--- START ---
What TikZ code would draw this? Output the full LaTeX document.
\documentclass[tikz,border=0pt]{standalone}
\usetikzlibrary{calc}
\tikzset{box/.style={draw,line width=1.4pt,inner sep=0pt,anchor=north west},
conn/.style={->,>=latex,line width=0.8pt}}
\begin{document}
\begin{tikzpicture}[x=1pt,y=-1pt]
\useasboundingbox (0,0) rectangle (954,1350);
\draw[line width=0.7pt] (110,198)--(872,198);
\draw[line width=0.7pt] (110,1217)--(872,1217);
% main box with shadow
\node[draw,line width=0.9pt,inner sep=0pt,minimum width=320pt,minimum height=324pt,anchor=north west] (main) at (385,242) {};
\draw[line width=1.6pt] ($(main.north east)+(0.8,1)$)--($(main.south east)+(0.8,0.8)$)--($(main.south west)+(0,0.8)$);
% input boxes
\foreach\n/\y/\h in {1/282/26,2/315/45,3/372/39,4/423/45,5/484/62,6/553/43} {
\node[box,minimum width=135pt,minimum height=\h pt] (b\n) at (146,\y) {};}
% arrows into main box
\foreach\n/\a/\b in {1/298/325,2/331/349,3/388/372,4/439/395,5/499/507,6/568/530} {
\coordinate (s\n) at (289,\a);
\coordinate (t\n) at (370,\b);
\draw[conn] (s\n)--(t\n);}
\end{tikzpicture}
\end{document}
--- END ---
— SET PROBLEM —
Repeat the material from above exactly, word for word.

— RESULT FOR THIS EXERCISE —
What TikZ code would draw this? Output the full LaTeX document.
\documentclass[tikz,border=0pt]{standalone}
\usetikzlibrary{calc}
\tikzset{box/.style={draw,line width=1.4pt,inner sep=0pt,anchor=north west},
conn/.style={->,>=latex,line width=0.8pt}}
\begin{document}
\begin{tikzpicture}[x=1pt,y=-1pt]
\useasboundingbox (0,0) rectangle (954,1350);
\draw[line width=0.7pt] (110,198)--(872,198);
\draw[line width=0.7pt] (110,1217)--(872,1217);
% main box with shadow
\node[draw,line width=0.9pt,inner sep=0pt,minimum width=320pt,minimum height=324pt,anchor=north west] (main) at (385,242) {};
\draw[line width=1.6pt] ($(main.north east)+(0.8,1)$)--($(main.south east)+(0.8,0.8)$)--($(main.south west)+(0,0.8)$);
% input boxes
\foreach\n/\y/\h in {1/282/26,2/315/45,3/372/39,4/423/45,5/484/62,6/553/43} {
\node[box,minimum width=135pt,minimum height=\h pt] (b\n) at (146,\y) {};}
% arrows into main box
\foreach\n/\a/\b in {1/298/325,2/331/349,3/388/372,4/439/395,5/499/507,6/568/530} {
\coordinate (s\n) at (289,\a);
\coordinate (t\n) at (370,\b);
\draw[conn] (s\n)--(t\n);}
\end{tikzpicture}
\end{document}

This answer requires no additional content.